Preventive detention laws have found a place in the Indian legal system since the colonial era. Unsurprisingly, these legislations continue to be used to curb individual liberty and stifle dissent. The consequences of such statutes have historically proven to be dangerously repressive. The same can be witnessed at present where even trivial disturbances are being accorded the status of national security concerns. The idea behind preventive detention statutes is to detain people based on their previous conduct and the apprehension that they might engage in similar conduct in the future. The recent barrage of cases under the NSA has been against people with no previous history of misconduct. The cherry on the cake is the branding of the detenus as ‘criminals’, with the presumption of innocence being conveniently done away with.
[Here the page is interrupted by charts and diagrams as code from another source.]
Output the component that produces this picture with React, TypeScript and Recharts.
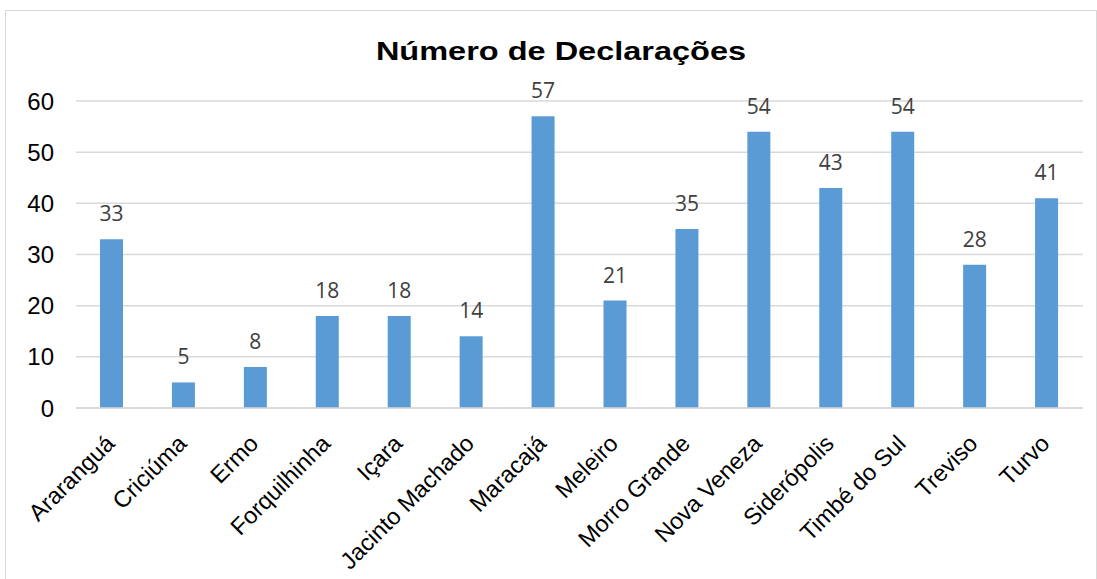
import { Bar, BarChart, CartesianGrid, LabelList, XAxis, YAxis } from "recharts"

const municipios = [
  "Araranguá",
  "Criciúma",
  "Ermo",
  "Forquilhinha",
  "Içara",
  "Jacinto Machado",
  "Maracajá",
  "Meleiro",
  "Morro Grande",
  "Nova Veneza",
  "Siderópolis",
  "Timbé do Sul",
  "Treviso",
  "Turvo",
]

const declaracoes = [33, 5, 8, 18, 18, 14, 57, 21, 35, 54, 43, 54, 28, 41]

const yTicks = [0, 10, 20, 30, 40, 50, 60]

const data = municipios.map((nome, i) => ({ nome, valor: declaracoes[i] }))

const arial = "Liberation Sans, Arial, sans-serif"

function RotatedTick(props: any) {
  const { x, y, payload } = props
  return (
    <g transform={`translate(${x + 4},${y + 29})`}>
      <text textAnchor="end" transform="rotate(-45)" fontSize={23.5} fontFamily={arial} fill="#000">
        {payload.value}
      </text>
    </g>
  )
}

export default function App() {
  return (
    <div style={{ position: "absolute", left: 0, top: 0, width: 1097, height: 579, background: "#fff", overflow: "hidden" }}>
      <div
        style={{
          position: "absolute",
          left: 5,
          top: 10,
          width: 1090,
          height: 600,
          border: "1px solid #d9d9d9",
        }}
      />
      <svg width={1097} height={579} style={{ position: "absolute", left: 0, top: 0 }}>
        <text
          x={0}
          y={0}
          transform="translate(561,60) scale(1.3,1)"
          textAnchor="middle"
          fontFamily={arial}
          fontWeight="bold"
          fontSize={25}
          fill="#000"
        >
          Número de Declarações
        </text>
      </svg>
      <div style={{ position: "absolute", left: 0, top: 0 }}>
        <BarChart
          width={1097}
          height={579}
          data={data}
          margin={{ top: 101, right: 14, bottom: 0, left: 16 }}
        >
          <CartesianGrid vertical={false} stroke="#d9d9d9" strokeWidth={1.5} />
          <XAxis
            dataKey="nome"
            interval={0}
            height={171}
            tickLine={false}
            axisLine={{ stroke: "#d9d9d9", strokeWidth: 1.5 }}
            tick={<RotatedTick />}
          />
          <YAxis
            width={60}
            domain={[0, 60]}
            ticks={yTicks}
            tickLine={false}
            axisLine={false}
            tickSize={0}
            tickMargin={22}
            tick={{ fontSize: 24, fill: "#000", fontFamily: arial }}
          />
          <Bar dataKey="valor" fill="#5b9bd5" barSize={23} isAnimationActive={false}>
            <LabelList
              dataKey="valor"
              position="top"
              offset={18}
              fontSize={21}
              fill="#404040"
              fontFamily="Open Sans, sans-serif"
            />
          </Bar>
        </BarChart>
      </div>
    </div>
  )
}
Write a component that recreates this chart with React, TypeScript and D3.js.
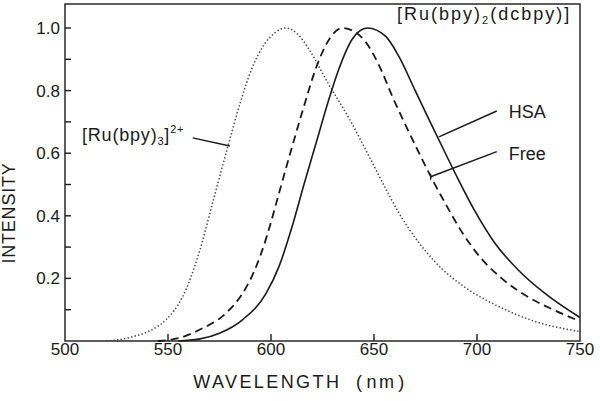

These instances also highlight the disturbing trend of the NSA being used as a tool to keep certain people behind bars. If criminal cases are pending against the accused and the accused is granted bail, almost immediately NSA charges are slapped to send her away again. In most such cases, the order of extension of the detention is arbitrary and the grounds are not conveyed to the detenu and her family members. Even though Section 13 of the Act provides for a twelve-month period, as noted in AK Roy, such a time duration is the maximum period of detention possible, and the detaining authorities are at the liberty to modify the order of detention and reduce the term. However, such a reduction of the period of detention is rarely ever witnessed in practice. The majority of these cases also reek of the biased and discriminatory policies of the administration, as most of the detenus are Muslims, people belonging to the Scheduled Castes, or the poor. While the Court had the ability to do away with the draconian provisions of the Act in AK Roy, it comfortably expressed its inability to derogate from the Constitutional provisions and expressed regret for doing the same. Though the Court does throw in certain observations to pacify the citizens, even these minimum possible protections aren’t being provided to the detenus.